▼

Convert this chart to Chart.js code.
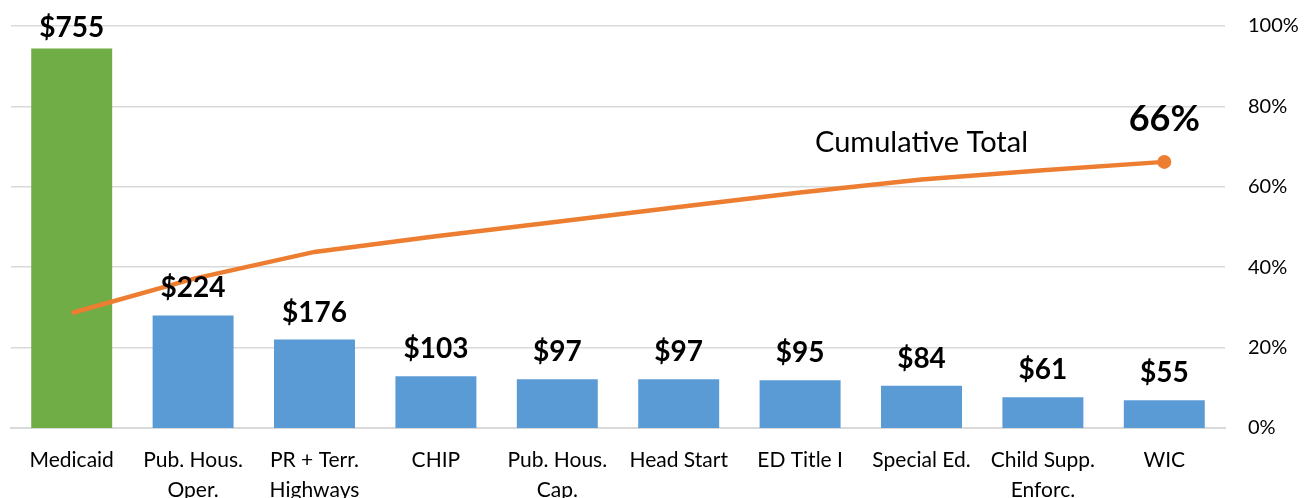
<!DOCTYPE html>
<html>
<head>
<meta charset="utf-8">
<script src="https://cdn.jsdelivr.net/npm/chart.js@4"></script>
<style>
  html, body { margin: 0; padding: 0; background: #fff; }
  #wrap { width: 1314px; height: 498px; }
</style>
</head>
<body>
<div id="wrap"><canvas id="paretoChart"></canvas></div>
<script>
// 資料
const categories = ['Medicaid', ['Pub. Hous.', 'Oper.'], ['PR + Terr.', 'Highways'], 'CHIP',
    ['Pub. Hous.', 'Cap.'], 'Head Start', 'ED Title I', 'Special Ed.', ['Child Supp.', 'Enforc.'], 'WIC'];
const amounts = [755, 224, 176, 103, 97, 97, 95, 84, 61, 55];
const cumulativePct = [28.6, 37.1, 43.8, 47.7, 51.3, 55.0, 58.6, 61.8, 64.1, 66.2];
const pctTicks = [0, 20, 40, 60, 80, 100];
const lineLabel = 'Cumulative Total';
const endLabel = '66%';

const FONT = 'Lato, "Noto Sans", sans-serif';
const barColors = amounts.map((v, i) => i === 0 ? '#70AD47' : '#5B9BD5');

// 柱狀圖數值標籤與註解
const labelPlugin = {
    id: 'labelPlugin',
    afterDatasetsDraw(chart) {
        const ctx = chart.ctx;
        const barMeta = chart.getDatasetMeta(0);
        ctx.save();
        ctx.fillStyle = '#000';
        ctx.textAlign = 'center';
        ctx.textBaseline = 'alphabetic';
        ctx.font = 'bold 28px ' + FONT;
        barMeta.data.forEach((bar, i) => {
            const y = Math.max(bar.y - 18, 37);
            ctx.fillText('$' + amounts[i], bar.x, y);
        });

        const lineMeta = chart.getDatasetMeta(1);
        const last = lineMeta.data[lineMeta.data.length - 1];
        ctx.font = 'bold 36px ' + FONT;
        ctx.textBaseline = 'middle';
        ctx.fillText(endLabel, last.x, last.y - 42);

        ctx.font = '29px ' + FONT;
        const xs = chart.scales.x;
        const ys = chart.scales.y1;
        ctx.fillText(lineLabel, xs.getPixelForValue(7), ys.getPixelForValue(70.9));
        ctx.restore();
    }
};

new Chart(document.getElementById('paretoChart'), {
    data: {
        labels: categories,
        datasets: [{
            type: 'bar',
            data: amounts,
            backgroundColor: barColors,
            yAxisID: 'y',
            barPercentage: 0.667,
            categoryPercentage: 1.0,
            order: 2
        }, {
            type: 'line',
            data: cumulativePct,
            yAxisID: 'y1',
            borderColor: '#ED7D31',
            borderWidth: 4.5,
            tension: 0,
            pointRadius: cumulativePct.map((v, i) => i === cumulativePct.length - 1 ? 7 : 0),
            pointBackgroundColor: '#ED7D31',
            pointBorderWidth: 0,
            order: 1
        }]
    },
    options: {
        responsive: true,
        maintainAspectRatio: false,
        animation: false,
        layout: { padding: { left: 11, right: 0, top: 26, bottom: 0 } },
        plugins: {
            legend: { display: false },
            tooltip: { enabled: false }
        },
        scales: {
            x: {
                grid: { display: false, drawTicks: false },
                border: { display: true, color: '#D9D9D9', width: 2 },
                afterFit(axis) { axis.height = 70; },
                ticks: {
                    color: '#000',
                    font: { family: FONT, size: 21, lineHeight: 1.45 },
                    padding: 17,
                    maxRotation: 0,
                    autoSkip: false
                }
            },
            y: {
                display: false,
                min: 0,
                max: 800
            },
            y1: {
                position: 'right',
                min: 0,
                max: 100,
                afterBuildTicks(axis) {
                    axis.ticks = pctTicks.map(v => ({ value: v }));
                },
                afterFit(axis) {
                    axis.width = 89;
                    axis.paddingTop = 0;
                    axis.paddingBottom = 0;
                },
                grid: { color: '#D9D9D9', lineWidth: 1.5, drawTicks: false },
                border: { display: false },
                ticks: {
                    color: '#000',
                    font: { family: FONT, size: 20 },
                    padding: 23,
                    callback: v => v + '%'
                }
            }
        }
    },
    plugins: [labelPlugin]
});
</script>
</body>
</html>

▲

* **Stated exercise**:
Write the listing out a second time exactly, dropping all images.

* **Solution for this exercise**:
Convert this chart to Chart.js code.
<!DOCTYPE html>
<html>
<head>
<meta charset="utf-8">
<script src="https://cdn.jsdelivr.net/npm/chart.js@4"></script>
<style>
  html, body { margin: 0; padding: 0; background: #fff; }
  #wrap { width: 1314px; height: 498px; }
</style>
</head>
<body>
<div id="wrap"><canvas id="paretoChart"></canvas></div>
<script>
// 資料
const categories = ['Medicaid', ['Pub. Hous.', 'Oper.'], ['PR + Terr.', 'Highways'], 'CHIP',
    ['Pub. Hous.', 'Cap.'], 'Head Start', 'ED Title I', 'Special Ed.', ['Child Supp.', 'Enforc.'], 'WIC'];
const amounts = [755, 224, 176, 103, 97, 97, 95, 84, 61, 55];
const cumulativePct = [28.6, 37.1, 43.8, 47.7, 51.3, 55.0, 58.6, 61.8, 64.1, 66.2];
const pctTicks = [0, 20, 40, 60, 80, 100];
const lineLabel = 'Cumulative Total';
const endLabel = '66%';

const FONT = 'Lato, "Noto Sans", sans-serif';
const barColors = amounts.map((v, i) => i === 0 ? '#70AD47' : '#5B9BD5');

// 柱狀圖數值標籤與註解
const labelPlugin = {
    id: 'labelPlugin',
    afterDatasetsDraw(chart) {
        const ctx = chart.ctx;
        const barMeta = chart.getDatasetMeta(0);
        ctx.save();
        ctx.fillStyle = '#000';
        ctx.textAlign = 'center';
        ctx.textBaseline = 'alphabetic';
        ctx.font = 'bold 28px ' + FONT;
        barMeta.data.forEach((bar, i) => {
            const y = Math.max(bar.y - 18, 37);
            ctx.fillText('$' + amounts[i], bar.x, y);
        });

        const lineMeta = chart.getDatasetMeta(1);
        const last = lineMeta.data[lineMeta.data.length - 1];
        ctx.font = 'bold 36px ' + FONT;
        ctx.textBaseline = 'middle';
        ctx.fillText(endLabel, last.x, last.y - 42);

        ctx.font = '29px ' + FONT;
        const xs = chart.scales.x;
        const ys = chart.scales.y1;
        ctx.fillText(lineLabel, xs.getPixelForValue(7), ys.getPixelForValue(70.9));
        ctx.restore();
    }
};

new Chart(document.getElementById('paretoChart'), {
    data: {
        labels: categories,
        datasets: [{
            type: 'bar',
            data: amounts,
            backgroundColor: barColors,
            yAxisID: 'y',
            barPercentage: 0.667,
            categoryPercentage: 1.0,
            order: 2
        }, {
            type: 'line',
            data: cumulativePct,
            yAxisID: 'y1',
            borderColor: '#ED7D31',
            borderWidth: 4.5,
            tension: 0,
            pointRadius: cumulativePct.map((v, i) => i === cumulativePct.length - 1 ? 7 : 0),
            pointBackgroundColor: '#ED7D31',
            pointBorderWidth: 0,
            order: 1
        }]
    },
    options: {
        responsive: true,
        maintainAspectRatio: false,
        animation: false,
        layout: { padding: { left: 11, right: 0, top: 26, bottom: 0 } },
        plugins: {
            legend: { display: false },
            tooltip: { enabled: false }
        },
        scales: {
            x: {
                grid: { display: false, drawTicks: false },
                border: { display: true, color: '#D9D9D9', width: 2 },
                afterFit(axis) { axis.height = 70; },
                ticks: {
                    color: '#000',
                    font: { family: FONT, size: 21, lineHeight: 1.45 },
                    padding: 17,
                    maxRotation: 0,
                    autoSkip: false
                }
            },
            y: {
                display: false,
                min: 0,
                max: 800
            },
            y1: {
                position: 'right',
                min: 0,
                max: 100,
                afterBuildTicks(axis) {
                    axis.ticks = pctTicks.map(v => ({ value: v }));
                },
                afterFit(axis) {
                    axis.width = 89;
                    axis.paddingTop = 0;
                    axis.paddingBottom = 0;
                },
                grid: { color: '#D9D9D9', lineWidth: 1.5, drawTicks: false },
                border: { display: false },
                ticks: {
                    color: '#000',
                    font: { family: FONT, size: 20 },
                    padding: 23,
                    callback: v => v + '%'
                }
            }
        }
    },
    plugins: [labelPlugin]
});
</script>
</body>
</html>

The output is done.